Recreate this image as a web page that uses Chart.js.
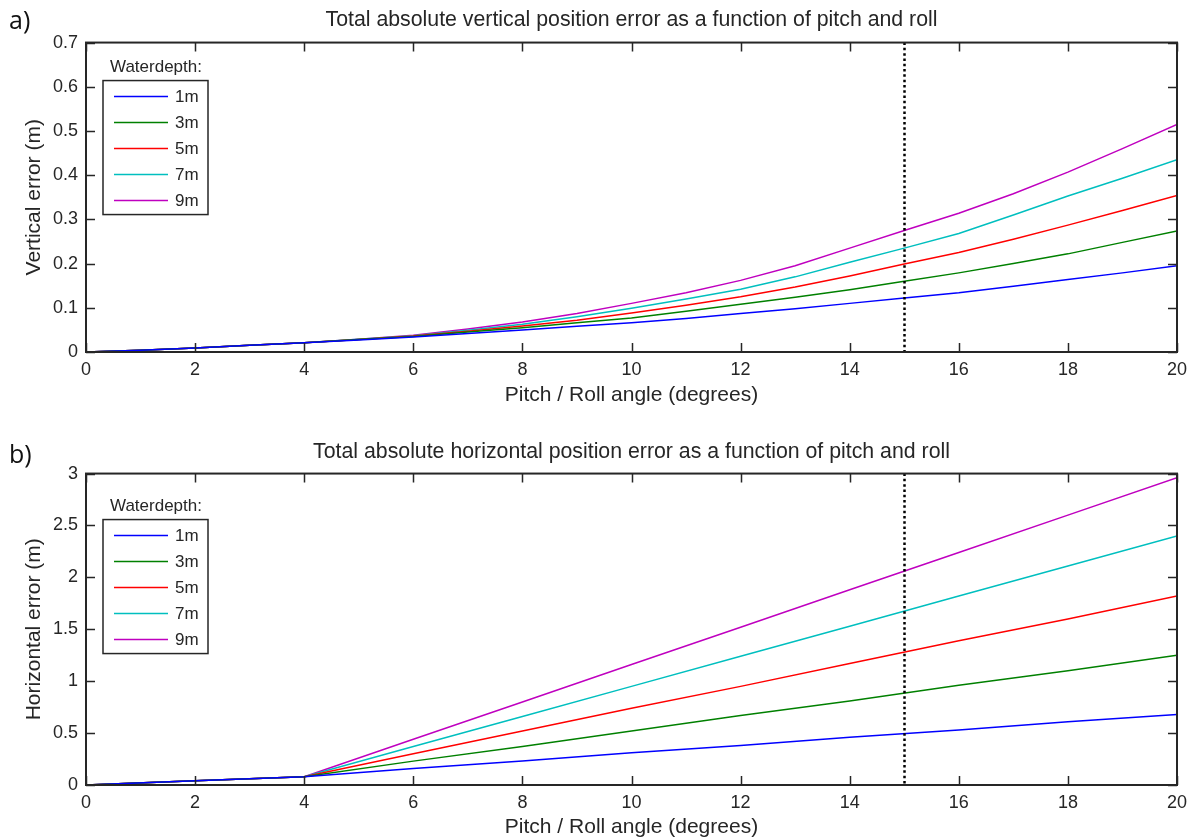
<!DOCTYPE html>
<html>
<head>
<meta charset="utf-8">
<title>Position error vs pitch and roll</title>
<script src="https://cdn.jsdelivr.net/npm/chart.js@4.4.1/dist/chart.umd.min.js"></script>
<style>
  html, body { margin: 0; padding: 0; background: #fff; }
  #wrap { position: relative; width: 1195px; height: 840px; }
  canvas { position: absolute; left: 0; }
  #vert { top: 0; }
  #horz { top: 420px; }
  .tag { position: absolute; left: 9px; font: 25px "Open Sans", "Liberation Sans", sans-serif; color: #111; line-height: 1; }
</style>
</head>
<body>
<div id="wrap">
  <canvas id="vert" width="1195" height="420"></canvas>
  <canvas id="horz" width="1195" height="420"></canvas>
  <div class="tag" style="top:7px">a)</div>
  <div class="tag" style="top:441px">b)</div>
</div>
<script>
// water depths and line colours
var depths = ['1m', '3m', '5m', '7m', '9m'];
var colors = ['#0000ff', '#008000', '#ff0000', '#00bfbf', '#bf00bf'];

// max allowed pitch/roll
var limitAngle = 15;

// vertical error (m), one value per degree
var vAngles = [0, 1, 2, 3, 4, 5, 6, 7, 8, 9, 10, 11, 12, 13, 14, 15, 16, 17, 18, 19, 20];
var vErr1 = [0, 0.004, 0.009, 0.015, 0.021, 0.027, 0.034, 0.042, 0.050, 0.058, 0.066, 0.076, 0.087, 0.098, 0.110, 0.122, 0.134, 0.149, 0.164, 0.179, 0.195];
var vErr3 = [0, 0.004, 0.009, 0.015, 0.021, 0.028, 0.035, 0.045, 0.055, 0.066, 0.077, 0.092, 0.108, 0.124, 0.141, 0.160, 0.179, 0.200, 0.222, 0.248, 0.274];
var vErr5 = [0, 0.004, 0.009, 0.015, 0.021, 0.028, 0.036, 0.047, 0.059, 0.072, 0.088, 0.106, 0.125, 0.147, 0.172, 0.199, 0.225, 0.255, 0.287, 0.320, 0.354];
var vErr7 = [0, 0.004, 0.009, 0.015, 0.021, 0.029, 0.037, 0.049, 0.063, 0.080, 0.099, 0.120, 0.142, 0.170, 0.203, 0.235, 0.268, 0.310, 0.353, 0.393, 0.435];
var vErr9 = [0, 0.004, 0.009, 0.015, 0.021, 0.029, 0.038, 0.052, 0.068, 0.087, 0.110, 0.134, 0.162, 0.195, 0.235, 0.275, 0.314, 0.358, 0.407, 0.460, 0.515];

// horizontal error (m)
var hAngles = [0, 2, 4, 6, 8, 10, 12, 14, 16, 18, 20];
var hErr1 = [0, 0.04, 0.08, 0.16, 0.23, 0.31, 0.38, 0.46, 0.53, 0.61, 0.68];
var hErr3 = [0, 0.04, 0.08, 0.23, 0.37, 0.52, 0.67, 0.81, 0.96, 1.10, 1.25];
var hErr5 = [0, 0.04, 0.08, 0.30, 0.52, 0.74, 0.95, 1.17, 1.39, 1.60, 1.82];
var hErr7 = [0, 0.04, 0.08, 0.37, 0.66, 0.95, 1.24, 1.53, 1.82, 2.11, 2.40];
var hErr9 = [0, 0.04, 0.08, 0.44, 0.80, 1.16, 1.52, 1.88, 2.24, 2.60, 2.96];

var xTicks = [0, 2, 4, 6, 8, 10, 12, 14, 16, 18, 20];

var FONT = '"Liberation Sans", Arial, sans-serif';
var INK = '#262626';

// box frame with inward ticks on all four sides + dotted limit line
var framePlugin = {
  id: 'frame',
  afterDatasetsDraw: function (chart) {
    var ctx = chart.ctx, a = chart.chartArea, x = chart.scales.x, y = chart.scales.y;
    ctx.save();
    var lx = Math.round(x.getPixelForValue(limitAngle)) + 0.5;
    ctx.strokeStyle = '#000';
    ctx.lineWidth = 2.5;
    ctx.setLineDash([2.5, 2.8]);
    ctx.beginPath();
    ctx.moveTo(lx, a.top);
    ctx.lineTo(lx, a.bottom);
    ctx.stroke();
    ctx.setLineDash([]);

    ctx.strokeStyle = INK;
    ctx.lineWidth = 1.5;
    var t = 9;
    ctx.beginPath();
    x.ticks.forEach(function (tk) {
      var px = Math.round(x.getPixelForValue(tk.value)) + 0.5;
      ctx.moveTo(px, a.bottom); ctx.lineTo(px, a.bottom - t);
      ctx.moveTo(px, a.top); ctx.lineTo(px, a.top + t);
    });
    y.ticks.forEach(function (tk) {
      var py = Math.round(y.getPixelForValue(tk.value)) + 0.5;
      ctx.moveTo(a.left, py); ctx.lineTo(a.left + t, py);
      ctx.moveTo(a.right, py); ctx.lineTo(a.right - t, py);
    });
    ctx.stroke();
    ctx.lineWidth = 2;
    ctx.strokeRect(a.left, a.top, a.right - a.left, a.bottom - a.top);
    ctx.restore();
  }
};

// boxed legend titled "Waterdepth:"
var depthLegend = {
  id: 'depthLegend',
  afterDraw: function (chart, args, opts) {
    var ctx = chart.ctx, a = chart.chartArea;
    var left = a.left + 17, top = a.top + opts.boxTop;
    var rowH = 26, w = 105, h = 134;
    ctx.save();
    ctx.font = '17px ' + FONT;
    ctx.fillStyle = INK;
    ctx.textBaseline = 'middle';
    ctx.textAlign = 'left';
    ctx.fillText('Waterdepth:', left + 7, top - 13);
    ctx.fillStyle = '#fff';
    ctx.fillRect(left, top, w, h);
    ctx.strokeStyle = INK;
    ctx.lineWidth = 1.5;
    ctx.strokeRect(left, top, w, h);
    chart.data.datasets.forEach(function (ds, i) {
      var ry = Math.round(top + 15 + i * rowH) + 0.5;
      ctx.strokeStyle = ds.borderColor;
      ctx.lineWidth = 1.5;
      ctx.beginPath();
      ctx.moveTo(left + 11, ry);
      ctx.lineTo(left + 65, ry);
      ctx.stroke();
      ctx.fillStyle = INK;
      ctx.fillText(ds.label, left + 72, ry + 1);
    });
    ctx.restore();
  }
};

function makeChart(id, xs, series, yMax, yStep, title, yTitle, lay) {
  var datasets = series.map(function (vals, i) {
    return {
      label: depths[i],
      data: xs.map(function (v, j) { return { x: v, y: vals[j] }; }),
      borderColor: colors[i],
      borderWidth: 1.5,
      pointRadius: 0,
      tension: 0,
      fill: false
    };
  });
  return new Chart(document.getElementById(id), {
    type: 'line',
    data: { datasets: datasets },
    options: {
      responsive: false,
      animation: false,
      layout: { padding: { left: 0, right: 18, top: 0, bottom: 0 } },
      plugins: {
        legend: { display: false },
        tooltip: { enabled: false },
        title: {
          display: true,
          fullSize: false,
          text: title,
          color: INK,
          font: { family: FONT, size: 21.3, weight: 'normal' },
          padding: { top: lay.titleTop, bottom: lay.titleBottom }
        },
        depthLegend: { boxTop: lay.boxTop }
      },
      scales: {
        x: {
          type: 'linear',
          min: 0,
          max: 20,
          afterBuildTicks: function (s) { s.ticks = xTicks.map(function (v) { return { value: v }; }); },
          afterFit: function (s) { s.height = lay.xHeight; },
          ticks: { color: INK, font: { family: FONT, size: 18 }, padding: 7, maxRotation: 0 },
          grid: { display: false, drawTicks: false },
          border: { display: false },
          title: {
            display: true,
            text: 'Pitch / Roll angle (degrees)',
            color: INK,
            font: { family: FONT, size: 21 },
            padding: { top: 0, bottom: lay.xTitleBottom }
          }
        },
        y: {
          type: 'linear',
          min: 0,
          max: yMax,
          afterFit: function (s) { s.width = 86; },
          ticks: {
            stepSize: yStep,
            color: INK,
            font: { family: FONT, size: 18 },
            padding: 8,
            callback: function (v) { return String(Math.round(v * 10) / 10); }
          },
          grid: { display: false, drawTicks: false },
          border: { display: false },
          title: {
            display: true,
            text: yTitle,
            color: INK,
            font: { family: FONT, size: 21 },
            padding: { top: 22, bottom: 0 }
          }
        }
      }
    },
    plugins: [framePlugin, depthLegend]
  });
}

makeChart('vert', vAngles, [vErr1, vErr3, vErr5, vErr7, vErr9], 0.7, 0.1,
  'Total absolute vertical position error as a function of pitch and roll',
  'Vertical error (m)',
  { titleTop: 7, titleBottom: 10, xHeight: 68, xTitleBottom: 12, boxTop: 38 });

makeChart('horz', hAngles, [hErr1, hErr3, hErr5, hErr7, hErr9], 3, 0.5,
  'Total absolute horizontal position error as a function of pitch and roll',
  'Horizontal error (m)',
  { titleTop: 19, titleBottom: 9, xHeight: 55, xTitleBottom: 0, boxTop: 46 });
</script>
</body>
</html>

* * * * * * * * *

Set problem: Write out again, exactly, the lines from the start of the listing up to the line containing "0.407, 0.460, 0.515];", with both ends and without pictures.

Final result:
Recreate this image as a web page that uses Chart.js.
<!DOCTYPE html>
<html>
<head>
<meta charset="utf-8">
<title>Position error vs pitch and roll</title>
<script src="https://cdn.jsdelivr.net/npm/chart.js@4.4.1/dist/chart.umd.min.js"></script>
<style>
  html, body { margin: 0; padding: 0; background: #fff; }
  #wrap { position: relative; width: 1195px; height: 840px; }
  canvas { position: absolute; left: 0; }
  #vert { top: 0; }
  #horz { top: 420px; }
  .tag { position: absolute; left: 9px; font: 25px "Open Sans", "Liberation Sans", sans-serif; color: #111; line-height: 1; }
</style>
</head>
<body>
<div id="wrap">
  <canvas id="vert" width="1195" height="420"></canvas>
  <canvas id="horz" width="1195" height="420"></canvas>
  <div class="tag" style="top:7px">a)</div>
  <div class="tag" style="top:441px">b)</div>
</div>
<script>
// water depths and line colours
var depths = ['1m', '3m', '5m', '7m', '9m'];
var colors = ['#0000ff', '#008000', '#ff0000', '#00bfbf', '#bf00bf'];

// max allowed pitch/roll
var limitAngle = 15;

// vertical error (m), one value per degree
var vAngles = [0, 1, 2, 3, 4, 5, 6, 7, 8, 9, 10, 11, 12, 13, 14, 15, 16, 17, 18, 19, 20];
var vErr1 = [0, 0.004, 0.009, 0.015, 0.021, 0.027, 0.034, 0.042, 0.050, 0.058, 0.066, 0.076, 0.087, 0.098, 0.110, 0.122, 0.134, 0.149, 0.164, 0.179, 0.195];
var vErr3 = [0, 0.004, 0.009, 0.015, 0.021, 0.028, 0.035, 0.045, 0.055, 0.066, 0.077, 0.092, 0.108, 0.124, 0.141, 0.160, 0.179, 0.200, 0.222, 0.248, 0.274];
var vErr5 = [0, 0.004, 0.009, 0.015, 0.021, 0.028, 0.036, 0.047, 0.059, 0.072, 0.088, 0.106, 0.125, 0.147, 0.172, 0.199, 0.225, 0.255, 0.287, 0.320, 0.354];
var vErr7 = [0, 0.004, 0.009, 0.015, 0.021, 0.029, 0.037, 0.049, 0.063, 0.080, 0.099, 0.120, 0.142, 0.170, 0.203, 0.235, 0.268, 0.310, 0.353, 0.393, 0.435];
var vErr9 = [0, 0.004, 0.009, 0.015, 0.021, 0.029, 0.038, 0.052, 0.068, 0.087, 0.110, 0.134, 0.162, 0.195, 0.235, 0.275, 0.314, 0.358, 0.407, 0.460, 0.515];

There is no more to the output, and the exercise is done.